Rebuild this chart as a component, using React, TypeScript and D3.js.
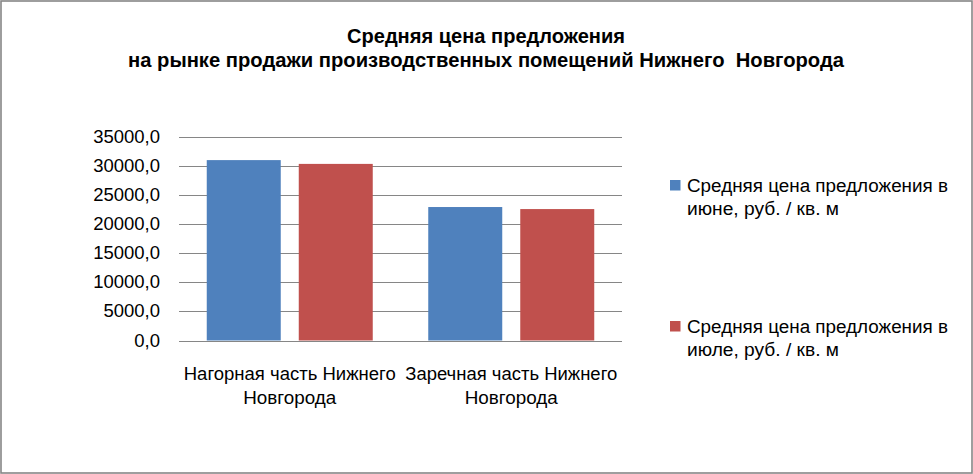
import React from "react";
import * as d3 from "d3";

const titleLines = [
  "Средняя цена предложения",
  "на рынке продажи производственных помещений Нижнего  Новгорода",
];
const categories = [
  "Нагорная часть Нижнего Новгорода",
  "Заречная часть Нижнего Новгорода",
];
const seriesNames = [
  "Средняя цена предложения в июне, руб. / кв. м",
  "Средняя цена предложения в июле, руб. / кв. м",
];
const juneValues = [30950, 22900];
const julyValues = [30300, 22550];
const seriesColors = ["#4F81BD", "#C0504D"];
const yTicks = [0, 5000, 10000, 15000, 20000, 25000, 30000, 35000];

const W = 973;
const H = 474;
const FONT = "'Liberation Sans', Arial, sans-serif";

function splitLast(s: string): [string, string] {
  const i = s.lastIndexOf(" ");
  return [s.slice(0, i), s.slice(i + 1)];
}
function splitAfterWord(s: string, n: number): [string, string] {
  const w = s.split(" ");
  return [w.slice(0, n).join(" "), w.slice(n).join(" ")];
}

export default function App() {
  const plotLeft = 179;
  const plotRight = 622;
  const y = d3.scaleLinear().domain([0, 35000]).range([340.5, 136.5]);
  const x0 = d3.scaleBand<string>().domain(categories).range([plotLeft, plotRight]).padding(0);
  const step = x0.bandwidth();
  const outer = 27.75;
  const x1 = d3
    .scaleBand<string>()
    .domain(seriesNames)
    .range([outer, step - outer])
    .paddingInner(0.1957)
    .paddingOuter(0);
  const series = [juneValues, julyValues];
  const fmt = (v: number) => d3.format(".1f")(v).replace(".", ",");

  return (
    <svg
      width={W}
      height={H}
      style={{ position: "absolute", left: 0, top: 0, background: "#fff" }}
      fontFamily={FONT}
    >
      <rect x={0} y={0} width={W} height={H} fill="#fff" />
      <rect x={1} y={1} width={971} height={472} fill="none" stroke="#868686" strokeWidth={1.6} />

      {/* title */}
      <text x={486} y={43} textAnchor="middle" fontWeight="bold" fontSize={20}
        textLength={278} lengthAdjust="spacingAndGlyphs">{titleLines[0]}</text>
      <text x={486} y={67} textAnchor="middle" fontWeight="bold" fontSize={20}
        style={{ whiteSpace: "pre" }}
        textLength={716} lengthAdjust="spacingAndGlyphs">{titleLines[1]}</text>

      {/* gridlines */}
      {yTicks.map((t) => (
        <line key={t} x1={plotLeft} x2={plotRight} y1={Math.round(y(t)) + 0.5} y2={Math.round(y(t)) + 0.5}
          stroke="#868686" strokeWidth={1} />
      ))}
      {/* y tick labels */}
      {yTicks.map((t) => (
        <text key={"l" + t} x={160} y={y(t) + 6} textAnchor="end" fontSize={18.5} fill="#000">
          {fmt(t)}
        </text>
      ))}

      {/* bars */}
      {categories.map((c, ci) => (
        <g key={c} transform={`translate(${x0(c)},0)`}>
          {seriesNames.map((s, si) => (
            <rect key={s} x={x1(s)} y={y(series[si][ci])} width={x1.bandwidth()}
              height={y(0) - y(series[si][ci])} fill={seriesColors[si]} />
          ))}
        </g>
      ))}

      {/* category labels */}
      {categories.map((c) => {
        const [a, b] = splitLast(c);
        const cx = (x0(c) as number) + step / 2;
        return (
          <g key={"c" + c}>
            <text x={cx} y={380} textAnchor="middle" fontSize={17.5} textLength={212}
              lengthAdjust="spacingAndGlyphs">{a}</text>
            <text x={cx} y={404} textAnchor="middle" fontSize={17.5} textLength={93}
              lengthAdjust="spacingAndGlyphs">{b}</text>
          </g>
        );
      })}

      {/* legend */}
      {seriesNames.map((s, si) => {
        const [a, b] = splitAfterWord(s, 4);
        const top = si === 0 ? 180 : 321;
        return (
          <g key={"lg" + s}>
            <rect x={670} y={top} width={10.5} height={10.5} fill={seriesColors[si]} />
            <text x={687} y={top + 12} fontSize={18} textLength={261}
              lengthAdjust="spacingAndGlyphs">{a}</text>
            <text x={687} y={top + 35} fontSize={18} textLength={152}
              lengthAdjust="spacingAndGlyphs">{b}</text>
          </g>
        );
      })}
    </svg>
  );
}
------
-- WHAT YOU SHOULD DO --
Make an exact copy of the whole listing, but don't bring over any pictures.

-- RESULT OF THE TASK --
Rebuild this chart as a component, using React, TypeScript and D3.js.
import React from "react";
import * as d3 from "d3";

const titleLines = [
  "Средняя цена предложения",
  "на рынке продажи производственных помещений Нижнего  Новгорода",
];
const categories = [
  "Нагорная часть Нижнего Новгорода",
  "Заречная часть Нижнего Новгорода",
];
const seriesNames = [
  "Средняя цена предложения в июне, руб. / кв. м",
  "Средняя цена предложения в июле, руб. / кв. м",
];
const juneValues = [30950, 22900];
const julyValues = [30300, 22550];
const seriesColors = ["#4F81BD", "#C0504D"];
const yTicks = [0, 5000, 10000, 15000, 20000, 25000, 30000, 35000];

const W = 973;
const H = 474;
const FONT = "'Liberation Sans', Arial, sans-serif";

function splitLast(s: string): [string, string] {
  const i = s.lastIndexOf(" ");
  return [s.slice(0, i), s.slice(i + 1)];
}
function splitAfterWord(s: string, n: number): [string, string] {
  const w = s.split(" ");
  return [w.slice(0, n).join(" "), w.slice(n).join(" ")];
}

export default function App() {
  const plotLeft = 179;
  const plotRight = 622;
  const y = d3.scaleLinear().domain([0, 35000]).range([340.5, 136.5]);
  const x0 = d3.scaleBand<string>().domain(categories).range([plotLeft, plotRight]).padding(0);
  const step = x0.bandwidth();
  const outer = 27.75;
  const x1 = d3
    .scaleBand<string>()
    .domain(seriesNames)
    .range([outer, step - outer])
    .paddingInner(0.1957)
    .paddingOuter(0);
  const series = [juneValues, julyValues];
  const fmt = (v: number) => d3.format(".1f")(v).replace(".", ",");

  return (
    <svg
      width={W}
      height={H}
      style={{ position: "absolute", left: 0, top: 0, background: "#fff" }}
      fontFamily={FONT}
    >
      <rect x={0} y={0} width={W} height={H} fill="#fff" />
      <rect x={1} y={1} width={971} height={472} fill="none" stroke="#868686" strokeWidth={1.6} />

      {/* title */}
      <text x={486} y={43} textAnchor="middle" fontWeight="bold" fontSize={20}
        textLength={278} lengthAdjust="spacingAndGlyphs">{titleLines[0]}</text>
      <text x={486} y={67} textAnchor="middle" fontWeight="bold" fontSize={20}
        style={{ whiteSpace: "pre" }}
        textLength={716} lengthAdjust="spacingAndGlyphs">{titleLines[1]}</text>

      {/* gridlines */}
      {yTicks.map((t) => (
        <line key={t} x1={plotLeft} x2={plotRight} y1={Math.round(y(t)) + 0.5} y2={Math.round(y(t)) + 0.5}
          stroke="#868686" strokeWidth={1} />
      ))}
      {/* y tick labels */}
      {yTicks.map((t) => (
        <text key={"l" + t} x={160} y={y(t) + 6} textAnchor="end" fontSize={18.5} fill="#000">
          {fmt(t)}
        </text>
      ))}

      {/* bars */}
      {categories.map((c, ci) => (
        <g key={c} transform={`translate(${x0(c)},0)`}>
          {seriesNames.map((s, si) => (
            <rect key={s} x={x1(s)} y={y(series[si][ci])} width={x1.bandwidth()}
              height={y(0) - y(series[si][ci])} fill={seriesColors[si]} />
          ))}
        </g>
      ))}

      {/* category labels */}
      {categories.map((c) => {
        const [a, b] = splitLast(c);
        const cx = (x0(c) as number) + step / 2;
        return (
          <g key={"c" + c}>
            <text x={cx} y={380} textAnchor="middle" fontSize={17.5} textLength={212}
              lengthAdjust="spacingAndGlyphs">{a}</text>
            <text x={cx} y={404} textAnchor="middle" fontSize={17.5} textLength={93}
              lengthAdjust="spacingAndGlyphs">{b}</text>
          </g>
        );
      })}

      {/* legend */}
      {seriesNames.map((s, si) => {
        const [a, b] = splitAfterWord(s, 4);
        const top = si === 0 ? 180 : 321;
        return (
          <g key={"lg" + s}>
            <rect x={670} y={top} width={10.5} height={10.5} fill={seriesColors[si]} />
            <text x={687} y={top + 12} fontSize={18} textLength={261}
              lengthAdjust="spacingAndGlyphs">{a}</text>
            <text x={687} y={top + 35} fontSize={18} textLength={152}
              lengthAdjust="spacingAndGlyphs">{b}</text>
          </g>
        );
      })}
    </svg>
  );
}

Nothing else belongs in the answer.